Reading Sabio’s post about Da Free John, messiah and spiritual teacher, got me chasing a thread of research about his New Religious Movement and its history. One of the things that didn’t at all surprise me about the history of his Adidam faith, was his so-called “Garbage and the Goddess period” in which he sought to free his followers of the expectation of societal norms and the assumption that social contracts and conventions are somehow intrinsic.
Noble, you might think. Sure. And one of the ways he chose to do this was to sleep with the attractive women of his devotees, and teach a convenient form of sexual “liberation” which revolved around his own desires for his own and his followers sexuality.
This is, of course, a very common thread among messianic figures in New Religious Movements. When they begin to exercise a degree of control over their devotees, the temptation is obviously hugely strong to use that power to fulfil their own sexual needs. This is not only the case for self-declared messiahs like Adi Da, however. Powerful religious leaders of all kinds often (quite reasonably) extrapolate from their very real sexual needs, and their very apparent ability to hear the communication of God, to the obvious conclusion that God wants them to get laid more. Of course it is abusive, but it is also entirely understandable.

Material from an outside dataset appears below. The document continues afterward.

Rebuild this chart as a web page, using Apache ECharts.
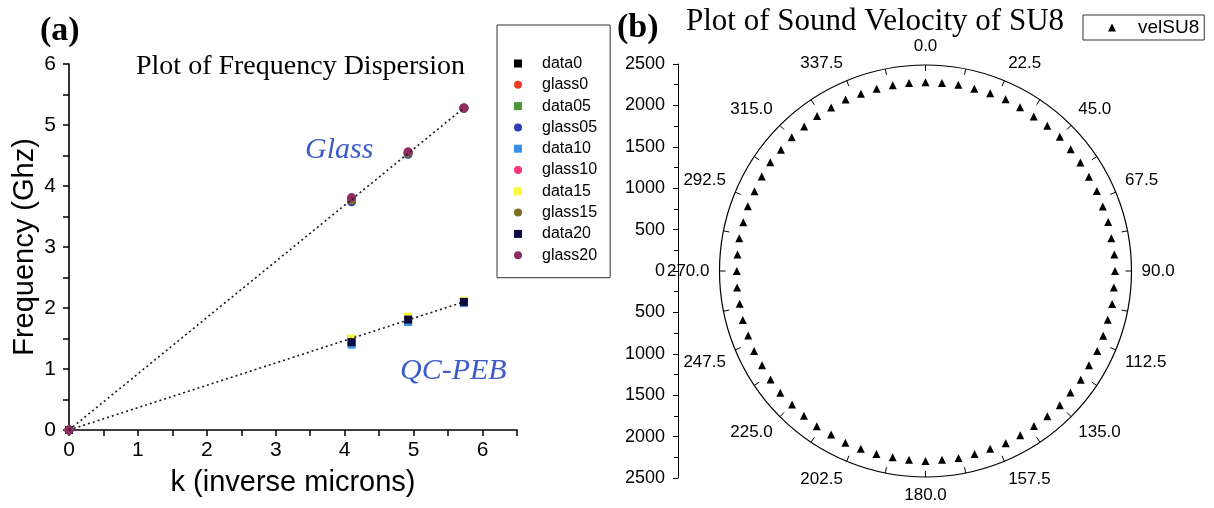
<!DOCTYPE html>
<html>
<head>
<meta charset="utf-8">
<script src="https://cdn.jsdelivr.net/npm/echarts@6/dist/echarts.min.js"></script>
<style>
  html, body { margin: 0; padding: 0; background: #ffffff; }
  #chart { width: 1214px; height: 508px; }
</style>
</head>
<body>
<div id="chart"></div>
<script>
// ---- (a) frequency dispersion: wavenumber k (1/um) vs frequency (GHz) ----
const k = [0, 4.1, 4.92, 5.73];

const data0  = [0, 1.44, 1.81, 2.10];
const data05 = [0, 1.49, 1.83, 2.11];
const data10 = [0, 1.40, 1.77, 2.08];
const data15 = [0, 1.50, 1.86, 2.12];
const data20 = [0, 1.44, 1.81, 2.10];

const glass0  = [0, 3.79, 4.55, 5.28];
const glass05 = [0, 3.74, 4.52, 5.27];
const glass10 = [0, 3.78, 4.55, 5.28];
const glass15 = [0, 3.77, 4.54, 5.28];
const glass20 = [0, 3.81, 4.56, 5.28];

// linear fits through the origin
const fitK = [0, 5.73];
const glassFit = [0, 5.28];
const qcFit = [0, 2.10];

const xTicks = [0, 1, 2, 3, 4, 5, 6];
const yTicks = [0, 1, 2, 3, 4, 5, 6];

// ---- (b) sound velocity of SU8 vs propagation angle (deg) ----
const angles = [
  0, 5, 10, 15, 20, 25, 30, 35, 40, 45, 50, 55,
  60, 65, 70, 75, 80, 85, 90, 95, 100, 105, 110, 115,
  120, 125, 130, 135, 140, 145, 150, 155, 160, 165, 170, 175,
  180, 185, 190, 195, 200, 205, 210, 215, 220, 225, 230, 235,
  240, 245, 250, 255, 260, 265, 270, 275, 280, 285, 290, 295,
  300, 305, 310, 315, 320, 325, 330, 335, 340, 345, 350, 355
];
const velSU8 = [
  2290, 2290, 2295, 2290, 2295, 2300, 2295, 2290, 2300, 2305, 2300, 2295,
  2290, 2295, 2290, 2295, 2290, 2300, 2300, 2295, 2300, 2290, 2295, 2300,
  2290, 2300, 2295, 2305, 2300, 2295, 2300, 2305, 2295, 2300, 2305, 2300,
  2305, 2300, 2295, 2300, 2295, 2300, 2290, 2300, 2295, 2290, 2300, 2295,
  2290, 2295, 2290, 2295, 2290, 2295, 2290, 2290, 2295, 2290, 2295, 2290,
  2295, 2300, 2290, 2295, 2290, 2295, 2290, 2295, 2290, 2290, 2290, 2290
];
const angleLabels = ['0.0', '22.5', '45.0', '67.5', '90.0', '112.5', '135.0', '157.5',
                     '180.0', '202.5', '225.0', '247.5', '270.0', '292.5', '315.0', '337.5'];

const SANS = '"Liberation Sans", Arial, sans-serif';
const SERIF = '"Liberation Serif", "Times New Roman", serif';

const pointSeries = [
  { name: 'data0',   v: data0,   color: '#000000', symbol: 'rect' },
  { name: 'glass0',  v: glass0,  color: '#f03a22', symbol: 'circle' },
  { name: 'data05',  v: data05,  color: '#4a9a3a', symbol: 'rect' },
  { name: 'glass05', v: glass05, color: '#2e3db4', symbol: 'circle' },
  { name: 'data10',  v: data10,  color: '#3a90e6', symbol: 'rect' },
  { name: 'glass10', v: glass10, color: '#fa3478', symbol: 'circle' },
  { name: 'data15',  v: data15,  color: '#f8f83a', symbol: 'rect' },
  { name: 'glass15', v: glass15, color: '#7c6e22', symbol: 'circle' },
  { name: 'data20',  v: data20,  color: '#0c0c44', symbol: 'rect' },
  { name: 'glass20', v: glass20, color: '#8e2e60', symbol: 'circle' }
];

const zip = (xs, ys) => xs.map((x, i) => [x, ys[i]]);

const series = pointSeries.map(s => ({
  name: s.name,
  type: 'scatter',
  xAxisIndex: 0,
  yAxisIndex: 0,
  symbol: s.symbol,
  symbolSize: s.symbol === 'rect' ? 8 : 9,
  itemStyle: { color: s.color, opacity: 1 },
  data: zip(k, s.v),
  z: 2
}));

[glassFit, qcFit].forEach(fit => {
  series.push({
    type: 'line',
    xAxisIndex: 0,
    yAxisIndex: 0,
    symbol: 'none',
    silent: true,
    lineStyle: { color: '#1a1a1a', width: 1.6, type: [2, 3] },
    data: zip(fitK, fit),
    z: 3
  });
});

series.push({
  name: 'velSU8',
  type: 'scatter',
  coordinateSystem: 'polar',
  symbol: 'triangle',
  symbolSize: 8,
  itemStyle: { color: '#000000', opacity: 1 },
  data: velSU8.map((v, i) => [v, angles[i]])
});

const axisBlack = { lineStyle: { color: '#000', width: 1.6 } };

const option = {
  animation: false,
  backgroundColor: '#ffffff',
  grid: [
    { left: 69, top: 64, width: 448, height: 366 },
    { left: 678, top: 64, width: 1, height: 414 }
  ],
  xAxis: [
    {
      gridIndex: 0, type: 'value', min: 0, max: 6.5, interval: 0.5,
      axisLine: axisBlack,
      axisTick: { length: 6, lineStyle: { color: '#000', width: 1.5 } },
      axisLabel: {
        margin: 10, color: '#000', fontFamily: SANS, fontSize: 21,
        formatter: v => (xTicks.indexOf(v) >= 0 ? String(v) : '')
      },
      splitLine: { show: false },
      name: 'k (inverse microns)', nameLocation: 'middle', nameGap: 38,
      nameTextStyle: { color: '#000', fontFamily: SANS, fontSize: 29 }
    },
    { gridIndex: 1, type: 'value', show: false }
  ],
  yAxis: [
    {
      gridIndex: 0, type: 'value', min: 0, max: 6, interval: 0.5,
      axisLine: axisBlack,
      axisTick: { length: 6, lineStyle: { color: '#000', width: 1.5 } },
      axisLabel: {
        margin: 13, color: '#000', fontFamily: SANS, fontSize: 21,
        formatter: v => (yTicks.indexOf(v) >= 0 ? String(v) : '')
      },
      splitLine: { show: false },
      name: 'Frequency (Ghz)', nameLocation: 'middle', nameGap: 30,
      nameTextStyle: { color: '#000', fontFamily: SANS, fontSize: 29 }
    },
    {
      // radial scale of the polar plot, drawn as a vertical ruler
      gridIndex: 1, type: 'value', min: -2500, max: 2500, interval: 500,
      axisLine: { lineStyle: { color: '#000', width: 1 } },
      axisTick: { length: 5, lineStyle: { color: '#000', width: 1 } },
      minorTick: { show: true, splitNumber: 2, length: 4, lineStyle: { color: '#000', width: 1 } },
      axisLabel: {
        margin: 13, color: '#000', fontFamily: SANS, fontSize: 18,
        formatter: v => String(Math.abs(v))
      },
      splitLine: { show: false }
    }
  ],
  polar: { center: [925.5, 271], radius: 206 },
  angleAxis: {
    type: 'value', min: 0, max: 360, interval: 11.25,
    startAngle: 90, clockwise: true,
    axisLine: { lineStyle: { color: '#000', width: 1.2 } },
    axisTick: { inside: true, length: 6, lineStyle: { color: '#000', width: 1 } },
    axisLabel: {
      margin: 10, color: '#000', fontFamily: SANS, fontSize: 17,
      formatter: v => {
        const i = Math.round(v / 22.5);
        return (Math.abs(i * 22.5 - v) < 1e-6 && i < 16) ? angleLabels[i] : '';
      }
    },
    splitLine: { show: false }
  },
  radiusAxis: { type: 'value', min: 0, max: 2500, show: false },
  legend: [
    {
      data: pointSeries.map(s => s.name),
      orient: 'vertical',
      left: 497, top: 25,
      padding: [30.5, 13, 14.5, 17],
      itemWidth: 8, itemHeight: 8, itemGap: 5.3,
      borderColor: '#333', borderWidth: 1,
      selectedMode: false,
      textStyle: { color: '#000', fontFamily: SANS, fontSize: 16, lineHeight: 15, padding: [0, 0, 0, 15] }
    },
    {
      data: ['velSU8'],
      left: 1083, top: 15,
      padding: [3, 5, 3, 25],
      itemWidth: 8, itemHeight: 8,
      borderColor: '#333', borderWidth: 1,
      selectedMode: false,
      textStyle: { color: '#000', fontFamily: SANS, fontSize: 19, lineHeight: 18, padding: [0, 0, 0, 17] }
    }
  ],
  graphic: [
    { type: 'text', left: 40, top: 14, style: { text: '(a)', fill: '#000', font: 'bold 34px ' + SERIF } },
    { type: 'text', left: 617, top: 11, style: { text: '(b)', fill: '#000', font: 'bold 34px ' + SERIF } },
    { type: 'text', left: 136, top: 53, style: { text: 'Plot of Frequency Dispersion', fill: '#000', font: '28px ' + SERIF } },
    { type: 'text', left: 686, top: 6, style: { text: 'Plot of Sound Velocity of SU8', fill: '#000', font: '31px ' + SERIF } },
    { type: 'text', left: 305, top: 135, style: { text: 'Glass', fill: '#3d5cc8', font: 'italic 30px ' + SERIF } },
    { type: 'text', left: 400, top: 356, style: { text: 'QC-PEB', fill: '#3d5cc8', font: 'italic 30px ' + SERIF } }
  ],
  series: series
};

const chart = echarts.init(document.getElementById('chart'), null, { renderer: 'canvas' });
chart.setOption(option);
</script>
</body>
</html>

In a train of thought I then got to thinking again about the relationship between Jesus and Mary Magdalene. Certainly we can be reasonably confident that she had a level of intimacy with Jesus that later Christians found convenient to redact, and further that her role in the Jesus cult was systematically rescinded in favour of the eternally virginal Mary. Even to the extent of making her conventionally a prostitute and adulteress (neither of which have the slightest textual or historical evidence, but both of which are largely cemented in the popular understanding of her). I would go further and say that Christianity was initially quite a gender-egalitarian sect, and that by the end of the first century this was causing enough waves to see a highly traditional gender-role backlash. Women in our earliest gospel, for example, are the only reliable disciples. Mark’s male disciples remain unredeemed ignoramuses and unreliable jackasses throughout the book. His female disciples are there at the foot of the cross, they are the only ones there at the resurrection (everyone else has fled), and in incidents such as the anointing of Jesus with oil, they are the only ones who understand his needs.
I don’t want to suggest that I think Jesus had a religious hareem. There’s simply no evidence for that, and no real way I can see of making that case. But I’m wandering gently through a whole bunch of gender related issues at the moment, and it does make me consider the what-ifs.